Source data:
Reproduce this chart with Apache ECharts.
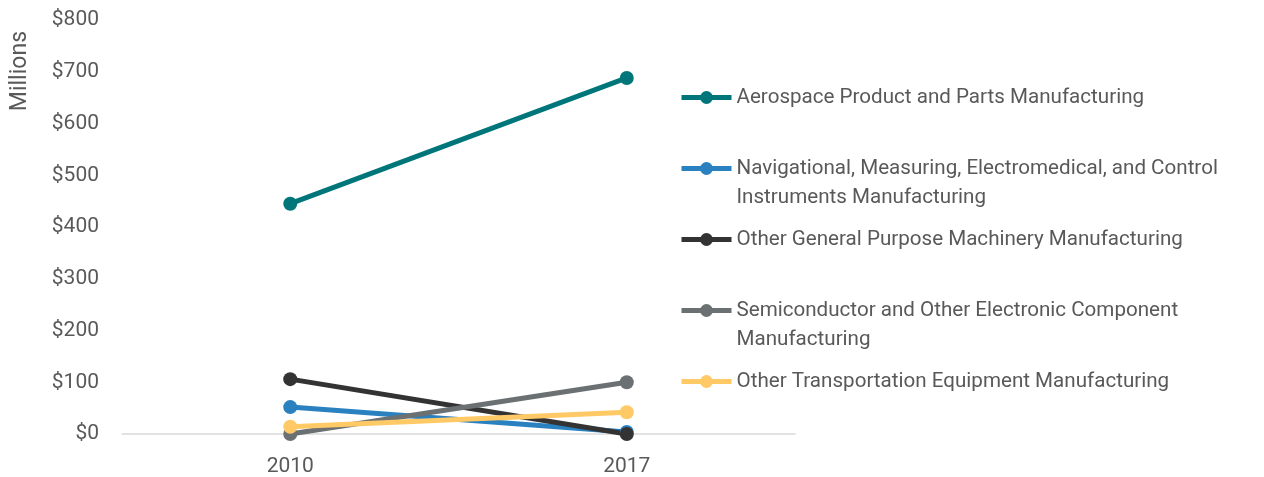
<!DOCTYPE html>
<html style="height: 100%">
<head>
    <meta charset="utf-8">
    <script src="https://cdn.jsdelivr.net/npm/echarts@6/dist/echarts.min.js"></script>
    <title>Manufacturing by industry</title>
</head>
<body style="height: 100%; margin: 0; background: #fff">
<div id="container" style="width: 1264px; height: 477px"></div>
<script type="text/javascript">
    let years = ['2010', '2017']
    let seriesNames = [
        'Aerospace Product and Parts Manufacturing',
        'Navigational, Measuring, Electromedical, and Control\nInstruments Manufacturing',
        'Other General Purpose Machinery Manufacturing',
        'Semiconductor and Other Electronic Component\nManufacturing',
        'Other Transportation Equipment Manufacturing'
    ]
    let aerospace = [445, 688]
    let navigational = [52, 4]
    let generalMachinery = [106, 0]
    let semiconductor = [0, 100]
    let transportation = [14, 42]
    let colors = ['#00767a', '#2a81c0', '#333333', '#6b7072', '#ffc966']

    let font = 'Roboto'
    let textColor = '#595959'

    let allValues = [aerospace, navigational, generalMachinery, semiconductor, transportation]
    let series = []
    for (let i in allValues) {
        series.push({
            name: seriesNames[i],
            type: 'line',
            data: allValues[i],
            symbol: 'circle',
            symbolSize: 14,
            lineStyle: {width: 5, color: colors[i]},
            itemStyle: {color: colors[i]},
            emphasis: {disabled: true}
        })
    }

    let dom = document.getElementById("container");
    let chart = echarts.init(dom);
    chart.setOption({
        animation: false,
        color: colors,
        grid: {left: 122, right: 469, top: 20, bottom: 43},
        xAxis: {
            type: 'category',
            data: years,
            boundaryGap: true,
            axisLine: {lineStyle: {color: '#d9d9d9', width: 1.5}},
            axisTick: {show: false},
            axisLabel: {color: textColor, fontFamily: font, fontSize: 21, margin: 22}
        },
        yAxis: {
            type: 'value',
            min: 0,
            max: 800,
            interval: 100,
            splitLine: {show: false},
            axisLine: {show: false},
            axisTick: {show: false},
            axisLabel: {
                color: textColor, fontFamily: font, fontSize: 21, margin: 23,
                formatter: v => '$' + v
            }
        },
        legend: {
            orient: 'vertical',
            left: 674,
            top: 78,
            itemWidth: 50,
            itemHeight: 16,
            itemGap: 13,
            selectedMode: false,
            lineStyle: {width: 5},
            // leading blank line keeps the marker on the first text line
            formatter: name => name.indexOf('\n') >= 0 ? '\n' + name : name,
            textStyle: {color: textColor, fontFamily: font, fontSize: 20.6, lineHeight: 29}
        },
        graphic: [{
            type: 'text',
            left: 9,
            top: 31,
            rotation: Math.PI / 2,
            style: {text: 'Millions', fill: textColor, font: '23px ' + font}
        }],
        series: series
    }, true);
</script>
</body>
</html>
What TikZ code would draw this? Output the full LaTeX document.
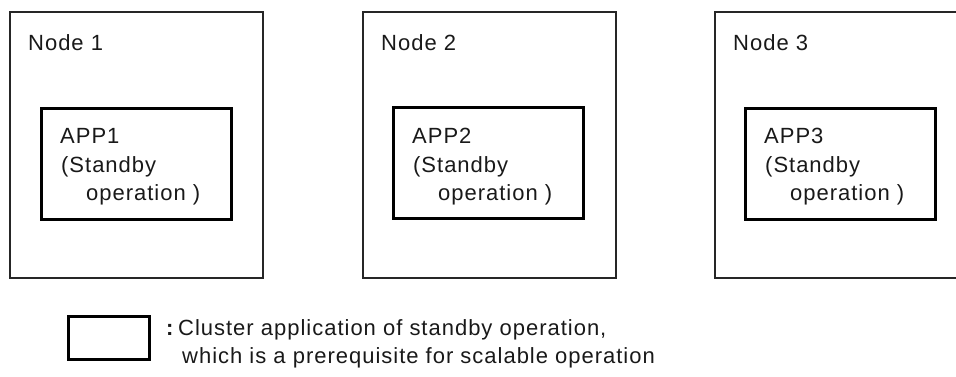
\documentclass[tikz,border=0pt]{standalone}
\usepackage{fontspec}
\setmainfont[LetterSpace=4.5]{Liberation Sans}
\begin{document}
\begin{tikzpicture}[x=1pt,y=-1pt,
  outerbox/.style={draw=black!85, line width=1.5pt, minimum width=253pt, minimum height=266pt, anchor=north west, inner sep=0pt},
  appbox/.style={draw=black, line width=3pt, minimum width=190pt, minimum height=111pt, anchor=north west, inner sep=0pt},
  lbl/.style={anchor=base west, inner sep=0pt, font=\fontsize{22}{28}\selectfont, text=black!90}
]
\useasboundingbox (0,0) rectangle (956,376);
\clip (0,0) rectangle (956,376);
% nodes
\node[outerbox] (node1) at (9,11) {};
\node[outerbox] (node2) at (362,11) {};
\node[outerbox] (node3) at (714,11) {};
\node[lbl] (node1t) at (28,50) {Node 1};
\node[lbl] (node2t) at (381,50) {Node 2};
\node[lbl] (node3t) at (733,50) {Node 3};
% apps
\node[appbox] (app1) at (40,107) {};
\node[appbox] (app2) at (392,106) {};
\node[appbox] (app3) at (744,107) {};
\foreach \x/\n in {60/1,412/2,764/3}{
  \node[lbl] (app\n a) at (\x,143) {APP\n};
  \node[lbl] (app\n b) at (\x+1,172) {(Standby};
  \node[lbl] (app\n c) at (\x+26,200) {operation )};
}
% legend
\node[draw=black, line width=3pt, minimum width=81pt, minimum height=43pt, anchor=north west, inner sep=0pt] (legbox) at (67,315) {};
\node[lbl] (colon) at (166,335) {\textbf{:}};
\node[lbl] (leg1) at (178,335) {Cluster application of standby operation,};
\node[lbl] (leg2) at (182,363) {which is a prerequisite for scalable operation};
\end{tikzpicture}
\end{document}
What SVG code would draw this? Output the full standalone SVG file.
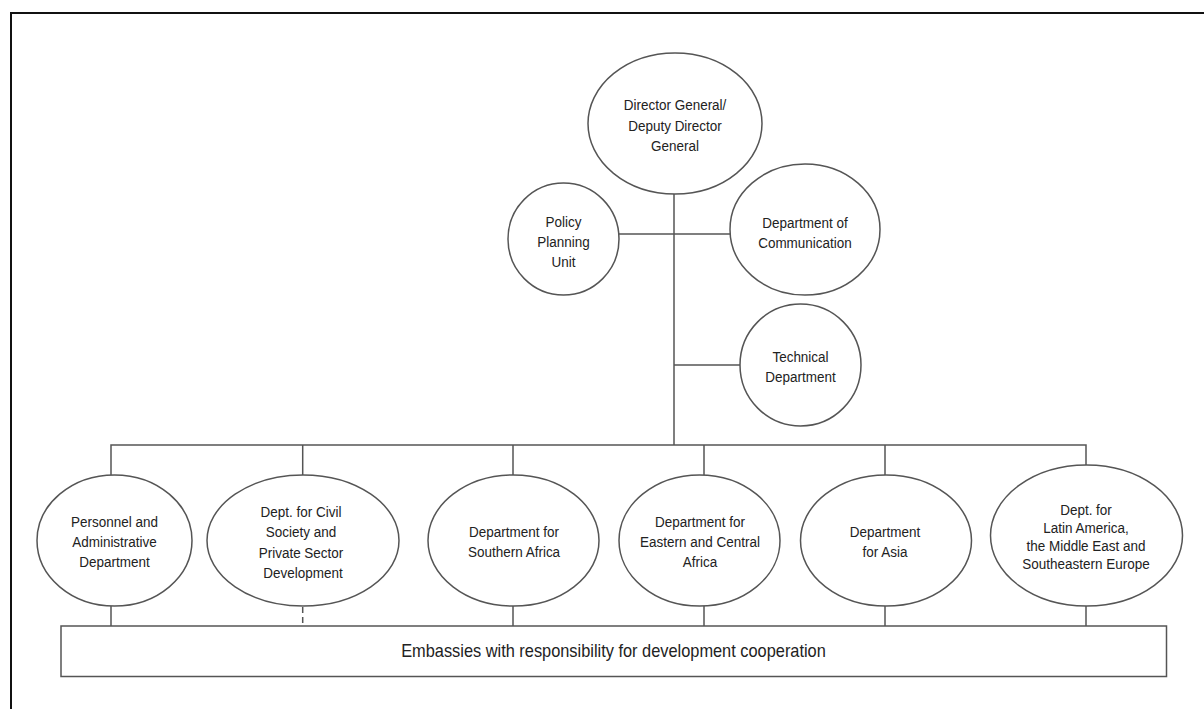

Short task:
Give an exact reproduction of every line, leaving out any picture.

Result below:
Reproduce this chart with Apache ECharts.
<!DOCTYPE html>
<html style="height: 100%">
<head>
    <meta charset="utf-8">
    <script src="https://cdn.jsdelivr.net/npm/echarts@6/dist/echarts.min.js"></script>
    <title>Manufacturing by industry</title>
</head>
<body style="height: 100%; margin: 0; background: #fff">
<div id="container" style="width: 1264px; height: 477px"></div>
<script type="text/javascript">
    let years = ['2010', '2017']
    let seriesNames = [
        'Aerospace Product and Parts Manufacturing',
        'Navigational, Measuring, Electromedical, and Control\nInstruments Manufacturing',
        'Other General Purpose Machinery Manufacturing',
        'Semiconductor and Other Electronic Component\nManufacturing',
        'Other Transportation Equipment Manufacturing'
    ]
    let aerospace = [445, 688]
    let navigational = [52, 4]
    let generalMachinery = [106, 0]
    let semiconductor = [0, 100]
    let transportation = [14, 42]
    let colors = ['#00767a', '#2a81c0', '#333333', '#6b7072', '#ffc966']

    let font = 'Roboto'
    let textColor = '#595959'

    let allValues = [aerospace, navigational, generalMachinery, semiconductor, transportation]
    let series = []
    for (let i in allValues) {
        series.push({
            name: seriesNames[i],
            type: 'line',
            data: allValues[i],
            symbol: 'circle',
            symbolSize: 14,
            lineStyle: {width: 5, color: colors[i]},
            itemStyle: {color: colors[i]},
            emphasis: {disabled: true}
        })
    }

    let dom = document.getElementById("container");
    let chart = echarts.init(dom);
    chart.setOption({
        animation: false,
        color: colors,
        grid: {left: 122, right: 469, top: 20, bottom: 43},
        xAxis: {
            type: 'category',
            data: years,
            boundaryGap: true,
            axisLine: {lineStyle: {color: '#d9d9d9', width: 1.5}},
            axisTick: {show: false},
            axisLabel: {color: textColor, fontFamily: font, fontSize: 21, margin: 22}
        },
        yAxis: {
            type: 'value',
            min: 0,
            max: 800,
            interval: 100,
            splitLine: {show: false},
            axisLine: {show: false},
            axisTick: {show: false},
            axisLabel: {
                color: textColor, fontFamily: font, fontSize: 21, margin: 23,
                formatter: v => '$' + v
            }
        },
        legend: {
            orient: 'vertical',
            left: 674,
            top: 78,
            itemWidth: 50,
            itemHeight: 16,
            itemGap: 13,
            selectedMode: false,
            lineStyle: {width: 5},
            // leading blank line keeps the marker on the first text line
            formatter: name => name.indexOf('\n') >= 0 ? '\n' + name : name,
            textStyle: {color: textColor, fontFamily: font, fontSize: 20.6, lineHeight: 29}
        },
        graphic: [{
            type: 'text',
            left: 9,
            top: 31,
            rotation: Math.PI / 2,
            style: {text: 'Millions', fill: textColor, font: '23px ' + font}
        }],
        series: series
    }, true);
</script>
</body>
</html>
What TikZ code would draw this? Output the full LaTeX document.
\documentclass[tikz,border=0pt]{standalone}
\usepackage{fontspec}
\setmainfont[LetterSpace=4.5]{Liberation Sans}
\begin{document}
\begin{tikzpicture}[x=1pt,y=-1pt,
  outerbox/.style={draw=black!85, line width=1.5pt, minimum width=253pt, minimum height=266pt, anchor=north west, inner sep=0pt},
  appbox/.style={draw=black, line width=3pt, minimum width=190pt, minimum height=111pt, anchor=north west, inner sep=0pt},
  lbl/.style={anchor=base west, inner sep=0pt, font=\fontsize{22}{28}\selectfont, text=black!90}
]
\useasboundingbox (0,0) rectangle (956,376);
\clip (0,0) rectangle (956,376);
% nodes
\node[outerbox] (node1) at (9,11) {};
\node[outerbox] (node2) at (362,11) {};
\node[outerbox] (node3) at (714,11) {};
\node[lbl] (node1t) at (28,50) {Node 1};
\node[lbl] (node2t) at (381,50) {Node 2};
\node[lbl] (node3t) at (733,50) {Node 3};
% apps
\node[appbox] (app1) at (40,107) {};
\node[appbox] (app2) at (392,106) {};
\node[appbox] (app3) at (744,107) {};
\foreach \x/\n in {60/1,412/2,764/3}{
  \node[lbl] (app\n a) at (\x,143) {APP\n};
  \node[lbl] (app\n b) at (\x+1,172) {(Standby};
  \node[lbl] (app\n c) at (\x+26,200) {operation )};
}
% legend
\node[draw=black, line width=3pt, minimum width=81pt, minimum height=43pt, anchor=north west, inner sep=0pt] (legbox) at (67,315) {};
\node[lbl] (colon) at (166,335) {\textbf{:}};
\node[lbl] (leg1) at (178,335) {Cluster application of standby operation,};
\node[lbl] (leg2) at (182,363) {which is a prerequisite for scalable operation};
\end{tikzpicture}
\end{document}
What SVG code would draw this? Output the full standalone SVG file.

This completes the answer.